» **TASK GOAL**: Can you find the lines of the listing that include "Write" and copy every one?

» **PROVIDED ENTRIES**:

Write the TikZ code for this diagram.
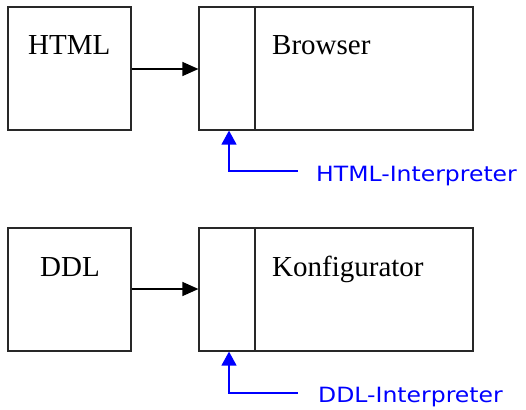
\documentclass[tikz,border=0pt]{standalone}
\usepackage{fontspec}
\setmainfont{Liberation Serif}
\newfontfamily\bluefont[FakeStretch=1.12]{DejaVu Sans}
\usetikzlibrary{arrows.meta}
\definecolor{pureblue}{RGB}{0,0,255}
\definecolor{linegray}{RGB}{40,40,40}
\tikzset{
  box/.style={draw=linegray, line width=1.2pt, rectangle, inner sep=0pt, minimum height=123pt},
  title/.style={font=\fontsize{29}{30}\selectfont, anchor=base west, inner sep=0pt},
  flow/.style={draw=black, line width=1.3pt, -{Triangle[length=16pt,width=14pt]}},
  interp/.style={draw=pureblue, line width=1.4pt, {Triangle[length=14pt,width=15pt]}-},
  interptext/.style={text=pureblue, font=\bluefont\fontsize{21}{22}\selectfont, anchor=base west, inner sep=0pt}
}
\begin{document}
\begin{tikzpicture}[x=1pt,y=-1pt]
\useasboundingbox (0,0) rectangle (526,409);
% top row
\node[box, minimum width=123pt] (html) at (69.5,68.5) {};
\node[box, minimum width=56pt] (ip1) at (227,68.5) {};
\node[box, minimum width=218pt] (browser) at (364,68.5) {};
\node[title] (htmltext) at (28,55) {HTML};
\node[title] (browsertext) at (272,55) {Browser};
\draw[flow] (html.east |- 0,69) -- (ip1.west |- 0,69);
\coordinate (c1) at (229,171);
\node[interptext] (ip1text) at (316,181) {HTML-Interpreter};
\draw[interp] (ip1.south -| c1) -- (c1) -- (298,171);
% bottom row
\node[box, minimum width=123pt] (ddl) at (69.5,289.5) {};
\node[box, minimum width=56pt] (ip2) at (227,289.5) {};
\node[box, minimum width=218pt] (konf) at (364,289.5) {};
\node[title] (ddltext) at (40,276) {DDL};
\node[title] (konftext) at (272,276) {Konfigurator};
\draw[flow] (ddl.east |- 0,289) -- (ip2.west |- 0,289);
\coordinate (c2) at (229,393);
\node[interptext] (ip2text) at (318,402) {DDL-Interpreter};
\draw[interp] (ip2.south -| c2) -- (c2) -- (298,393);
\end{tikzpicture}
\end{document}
---
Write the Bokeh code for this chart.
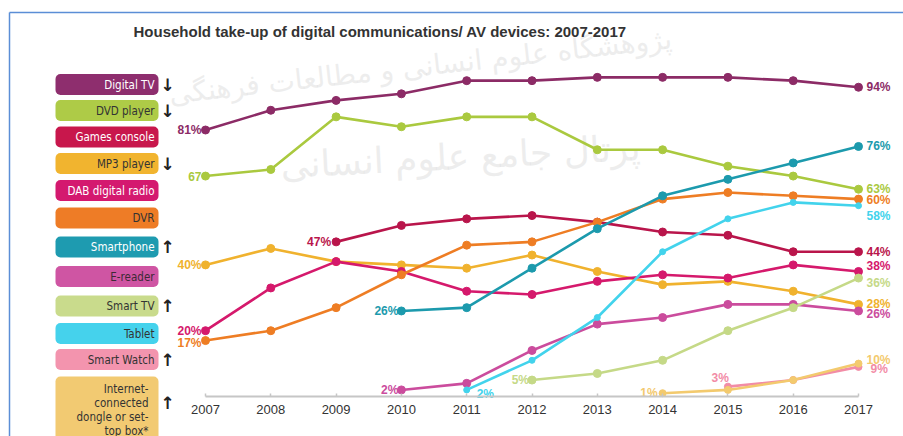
--
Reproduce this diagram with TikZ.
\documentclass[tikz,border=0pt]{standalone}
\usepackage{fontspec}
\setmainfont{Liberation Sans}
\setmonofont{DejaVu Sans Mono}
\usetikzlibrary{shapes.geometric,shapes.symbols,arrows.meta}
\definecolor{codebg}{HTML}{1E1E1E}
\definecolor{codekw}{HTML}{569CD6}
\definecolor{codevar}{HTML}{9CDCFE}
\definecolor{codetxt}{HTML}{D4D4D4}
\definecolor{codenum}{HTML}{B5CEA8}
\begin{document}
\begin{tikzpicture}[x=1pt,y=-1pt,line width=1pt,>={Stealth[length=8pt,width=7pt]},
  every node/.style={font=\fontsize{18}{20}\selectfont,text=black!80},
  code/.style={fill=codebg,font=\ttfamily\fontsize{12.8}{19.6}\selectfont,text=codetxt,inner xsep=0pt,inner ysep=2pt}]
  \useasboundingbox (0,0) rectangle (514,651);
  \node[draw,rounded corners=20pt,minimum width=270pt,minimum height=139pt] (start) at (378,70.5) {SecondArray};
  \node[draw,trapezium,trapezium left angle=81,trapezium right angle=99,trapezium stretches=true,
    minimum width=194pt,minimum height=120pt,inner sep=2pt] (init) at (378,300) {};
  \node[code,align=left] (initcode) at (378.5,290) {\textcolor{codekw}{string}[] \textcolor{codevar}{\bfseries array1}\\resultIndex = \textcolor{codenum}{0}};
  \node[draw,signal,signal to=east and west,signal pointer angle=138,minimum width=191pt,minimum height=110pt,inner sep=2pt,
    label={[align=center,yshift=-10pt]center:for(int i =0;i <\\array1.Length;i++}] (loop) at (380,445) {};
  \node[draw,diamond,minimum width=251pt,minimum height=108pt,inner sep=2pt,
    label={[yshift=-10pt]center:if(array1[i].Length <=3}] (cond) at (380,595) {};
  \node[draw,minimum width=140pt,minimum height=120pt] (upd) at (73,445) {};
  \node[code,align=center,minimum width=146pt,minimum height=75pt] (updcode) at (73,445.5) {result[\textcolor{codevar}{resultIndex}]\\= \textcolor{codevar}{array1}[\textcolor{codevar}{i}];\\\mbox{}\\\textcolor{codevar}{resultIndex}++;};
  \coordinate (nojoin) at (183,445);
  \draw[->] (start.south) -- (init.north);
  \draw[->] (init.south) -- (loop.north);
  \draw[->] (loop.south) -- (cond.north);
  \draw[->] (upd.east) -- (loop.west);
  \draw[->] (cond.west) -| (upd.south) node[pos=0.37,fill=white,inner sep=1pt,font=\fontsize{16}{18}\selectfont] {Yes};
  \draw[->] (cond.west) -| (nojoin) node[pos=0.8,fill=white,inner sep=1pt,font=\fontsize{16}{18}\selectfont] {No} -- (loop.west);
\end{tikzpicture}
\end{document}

» **OUTPUT BELOW**:
Write the TikZ code for this diagram.
Write the Bokeh code for this chart.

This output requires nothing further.